Hope this helps you make a sturdy Kelly of your own!

  • Cari

    The first sentence under the heading, sewing a flat felled seam, says start by sewing wrong sides together. I think you mean right sides together at that point.

    • You’re absolutely right Cari – thank you!

  • I love flat fell seams too! I even did one down a centre back seam in silk that to this day I love to see and feel 🙂 It was a tricky business though I have to say – it’s a flowy silk – I actually taped it down with wonder tape before sewing and that worked pretty good 🙂

  • mrssandoval

    I have to wonder: what kind of sewing machine do you have? Brand? Model? I’ve got the Pfaff Ambition and although it’s a great machine (IDT and computerized), it’s not great for seams. I do have a felling foot, though!
    I looked at the Kellys from others and now I feel blah. I, too, bought an army green twill (but mine is sanded and brushed!) I wanted to do a nod to my dad by using a hippie print lining because he was in the Vietnam war.
    Anyways, my Pfaff is not friendly with thick seams. She makes thread nests and will repeatedly sew one area over and over. If she does go over the seam, it’s ugly.
    I’ve got a tool for thick seams, but it doesn’t work well. I can’t afford a Bernina, but I’m getting a stronger Pfaff this spring (and a new Babylock!)

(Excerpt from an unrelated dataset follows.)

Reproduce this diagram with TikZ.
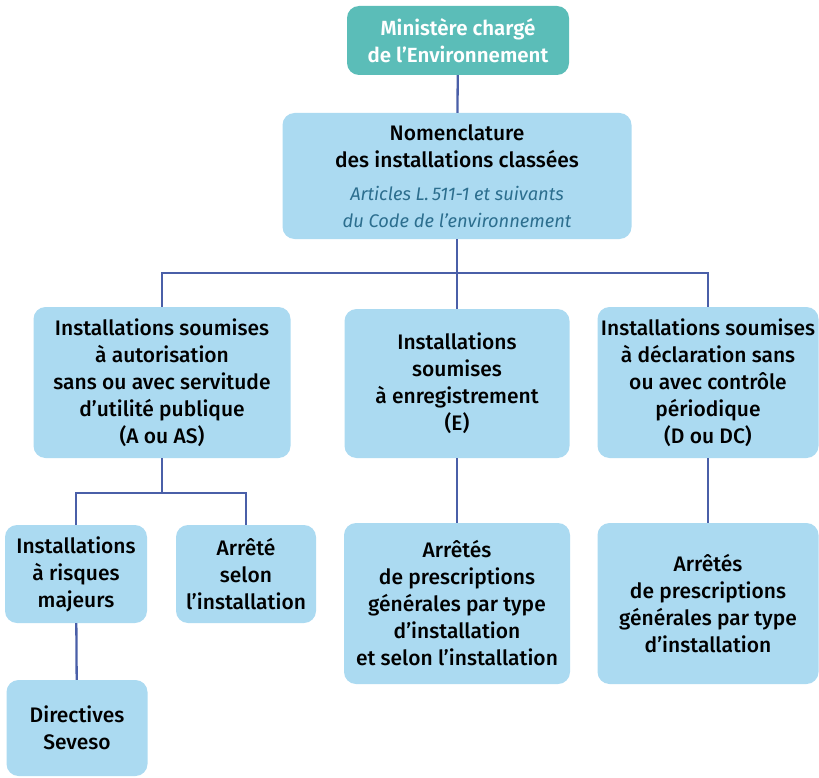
\documentclass[tikz,border=0pt]{standalone}
\usepackage{fontspec}
\setmainfont{Fira Sans}[UprightFont={* Medium},BoldFont={* SemiBold},ItalicFont={* Italic}]
\definecolor{teal}{HTML}{5BBDB8}
\definecolor{boxblue}{HTML}{ABDAF1}
\definecolor{linecol}{HTML}{4A5FA8}
\definecolor{itcol}{HTML}{2C6E8E}
\begin{document}
\begin{tikzpicture}[x=1pt,y=-1pt,
  box/.style={fill=boxblue,rounded corners=12pt,align=center,inner sep=0pt,
    font=\fontsize{21}{27}\selectfont},
  topbox/.style={fill=teal,rounded corners=12pt,align=center,inner sep=0pt,text=white,
    font=\fontsize{20.5}{27}\selectfont\bfseries},
  conn/.style={draw=linecol,line width=2.3pt}]
\useasboundingbox (0,0) rectangle (819,778);
\node[topbox,minimum width=222pt,minimum height=69pt] (top) at (458,40.5) {Ministère chargé\\de l’Environnement};
\node[box,minimum width=349pt,minimum height=126pt] (nom) at (457,176)
  {\fontsize{21}{27}\selectfont Nomenclature\\\fontsize{21}{27}\selectfont des installations classées\\[6pt]
   \fontsize{18.3}{25}\selectfont\itshape\color{itcol}Articles L.\,511-1 et suivants\\
   \fontsize{18.3}{25}\selectfont\itshape\color{itcol}du Code de l’environnement};
\node[box,minimum width=257pt,minimum height=151pt] (A) at (162,382.5)
  {Installations soumises\\à autorisation\\sans ou avec servitude\\d’utilité publique\\(A ou AS)};
\node[box,minimum width=225pt,minimum height=149pt] (E) at (457,383.5)
  {Installations\\soumises\\à enregistrement\\(E)};
\node[box,minimum width=221pt,minimum height=151pt] (D) at (708,382.5)
  {Installations soumises\\à déclaration sans\\ou avec contrôle\\périodique\\(D ou DC)};
\node[box,minimum width=142pt,minimum height=98pt] (maj) at (76,574)
  {Installations\\à risques\\majeurs};
\node[box,minimum width=140pt,minimum height=98pt] (arr) at (246,574)
  {Arrêté\\selon\\l’installation};
\node[box,minimum width=141pt,minimum height=96pt] (sev) at (77,728)
  {Directives\\Seveso};
\node[box,minimum width=226pt,minimum height=161pt] (pe) at (457,603.5)
  {Arrêtés\\de prescriptions\\générales par type\\d’installation\\et selon l’installation};
\node[box,minimum width=221pt,minimum height=161pt] (pd) at (708,603.5)
  {Arrêtés\\de prescriptions\\générales par type\\d’installation};
\coordinate (j1) at (457,273);
\coordinate (j2) at (162,493);
\draw[conn] (top) -- (nom);
\draw[conn] (nom) -- (E);
\draw[conn] (A.north) |- (j1) -| (D.north);
\draw[conn] (A) -- (j2);
\draw[conn] (maj.north) |- (j2) -| (arr.north);
\draw[conn] (maj) -- (sev);
\draw[conn] (E) -- (pe);
\draw[conn] (D) -- (pd);
\end{tikzpicture}
\end{document}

    • I have a Bernina. You might want to consider getting a vintage Bernina. I may be getting the 1130 next week fi I can meet up with the person on Craigslist 😉

      • mrssandoval

        Really?! I had a chance to get the Arista 180, but balked at the last minute because I’m afraid of used machines. Now that you and everyone says that, I should reconsider. I just really need a new serger. I bought the Babylock Diana and I hate it. My Brother was better! So, I’m buying the BL Imagine, because everyone recommends it for garment sewing.
        Ooh, while I got you, how do you recommend I measure my shoulders? I was told bone to bone, top of my shoulders on top of the blades, across horizontally. I can’t write it down right, so I’m trying to describe it. I just want to get this right! I wanna mess with the flat pattern adjustments first because I’m better at that.